When should weaning begin? As with most of the changes that occur in the first two years, there is no need to hurry; there is no “perfect” time to wean a baby. Some mothers breastfeed for a few months and then wean to formula in a bottle. Others continue to breastfeed until the child’s second birthday, and sometimes even later.


When to Wean


Once babies are eating solid foods well, by about nine to 15 months, the amount of breast milk or formula they consume decreases.

By this age your baby may be nursing or bottle feeding three to four times a day (usually after each meal and at bedtime or between meals and at bedtime), and should be drinking water, juice, or soy formula from a cup. Your child may be less interested in nursing and easily distracted from the breast or bottle.

You can begin weaning by omitting one bottle–feeding or breast–feeding a day. It doesn’t matter which one, but it will be easiest if it’s the feeding your baby cares least about, perhaps in the morning or early afternoon.

After a week or two, another feeding can be omitted.

The same schedule can be followed for the third daily feeding and the fourth, if your baby is still nursing that often. Babies between nine and 12 months should be offered soy formula in a cup with their meals. If they are older than a year and eating solid foods, it’s best to give them soy or rice milk fortified with calcium and vitamin D.


It’s fine to wean even more gradually. Two feedings can be eliminated at about 12 months, for example, and your baby can continue to nurse or bottle feed just once a day through the second year. This may be a good way to wean babies who find breast–feeding or their bottle so comforting that they insist on nursing long after they are happily drinking soymilk from a cup.


Weaning Before Six Months


If you need to stop breast–feeding before six months for any reason, wean your baby to a bottle.

Some babies resist bottles—the rubber nipple just isn’t as soft and warm as mother’s breast—so, if possible, babies should be introduced to the bottle well before weaning.

Expressing breast milk and feeding it to your baby in a bottle once or twice a week during the first months is one way to do this.

You may want to accustom your baby to bottle and formula even if you plan to continue to breastfeed, as this allows you to leave your infant in someone else’s care if you need to go out for several hours. Wean from breast to bottle by substituting one bottle–feeding for one breast–feeding every day for a week and so on.

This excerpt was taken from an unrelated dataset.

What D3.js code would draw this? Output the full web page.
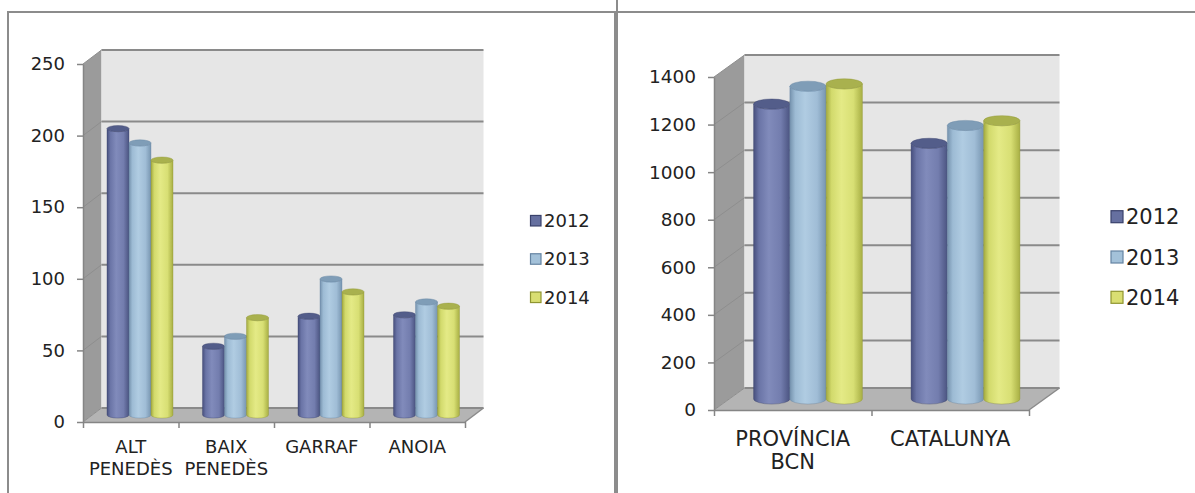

Some parents discourage dependency on the bottle by not giving it to their babies at mealtimes and at bedtime. Babies can use a cup, with a parent’s help, when they eat solid food and then have a bottle afterwards or between meals.


Bedtime Tips


Avoid giving your child a bottle to take to bed because if your child falls asleep while drinking, the formula or juice remains in the mouth for several hours and bathes the teeth, causing tooth decay over time. Many babies find comfort in soft blankets or a stuffed toy (without small pieces that could choke infants if removed). Cuddling a favorite toy can help ease the temporary stress of losing the bottle.